1

I have a rather basic model that will try to predict the volume of one stock the next day. However, I'd like to predict all three stocks. So instead of one outcome, there's three.

outcomeSymbol <- cbind('AAPL.Volume','ADBE.Volume','ADI.Volume')

Here's what the head of the outcomes looks like (dates in random order):

enter image description here

Here is the training that works fine with one outcome variable ( outcomeSymbol <- 'AAPL.Volume'):

bst <- train(train[,predictorNames],  as.factor(train$outcome),
             method='gbm'
)

But when run this with the 3 outcome variables, I get:
Error: nrow(x) == n is not TRUE

Do I have to use different parameters or a different model if there is more than one outcome?

The entire code, so you can see everything and run it yourself: https://gist.github.com/alteredorange/b97481ed7e00b33bab0d28dcdd7d0e4a

Alteredorange
  • 556
  • 1
  • 6
  • 23
  • This sounds like a question about data modeling which is off-topic for this site. Such questions belong on [stats.se]. If it really is about programming, include a minimal [reproducible example](http://stackoverflow.com/questions/5963269/how-to-make-a-great-r-reproducible-example) in the question itself. – MrFlick Mar 13 '17 at 15:57
  • @MrFlick The code is kind of long, which is why I included the gist link. Should I include the whole code in the question? – Alteredorange Mar 13 '17 at 17:15
  • 1
    No. You should recreate only what's necessary to make your problem clear. We are here to answer a specific question, not to go through your entire analysis. But that's only if this is actually a programming question which it doesn't seem like to me. – MrFlick Mar 13 '17 at 17:20
  • @MrFlick the specific question is how to model three outcomes in r. The error I get is provided (Error: nrow(x) == n is not TRUE). I'll add the train portion to the question as well. – Alteredorange Mar 13 '17 at 17:52
  • 1
    It seems like your question is more along the lines of *"what statistical method (with an R implementation) can I use to simultaneously model 3 dependent variables"* - which is not a specific programming problem. You seem to assume that `gbm` works with multiple dependent variables, but I see nothing in the documentation to suggest that is true. I think you should try either the Data Science or Statistics stack exchange sites. – Gregor Thomas Mar 13 '17 at 18:20
  • @Gregor True! I'll give those two places a shot. I've asked in other modeling forums more abstractly and they say it's a programming problem. So I try to make it more specific and ask here and it's called a modelling problem :) I'll keep banging away at it, thanks! – Alteredorange Mar 13 '17 at 20:38

1 Answers1

1

You need to change the code in the following way (from line #63 to line #78):

set.seed(1234)
split <- sample(nrow(nasdaq100), floor(0.7*nrow(nasdaq100)))
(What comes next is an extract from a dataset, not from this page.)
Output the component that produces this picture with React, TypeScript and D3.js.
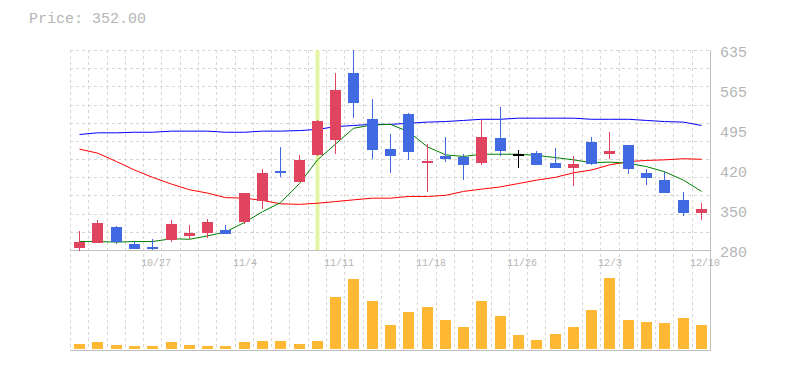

# process the outcome variables for the entire data 
nasdaq100$outcome <- ifelse(nasdaq100$outcome==1,'yes','nope')
nasdaq100$outcome <- sapply(as.data.frame(nasdaq100$outcome), function(x) as.factor(x)) 

train <-nasdaq100[split,]
test <- nasdaq100[-split,]

# learn 3 different models, one for each outcome variable
bst <- lapply(1:3, function(i) train(train[,predictorNames],train$outcome[,i],method='gbm'))

# compute ROC separately for 3 of the models
library(pROC)
auc <- lapply(1:3, function(i) {
  predictions <- predict(object=bst[[i]], test[,predictorNames], type='prob')
  auc(test$outcome[,i],predictions[,2])
})

# auc scores for 3 models
print(paste('AUC score:', auc)) 
# [1] "AUC score: 0.662664263875109" "AUC score: 0.698058147615867" "AUC score: 0.719709083058406"
Sandipan Dey
  • 21,482
  • 2
  • 51
  • 63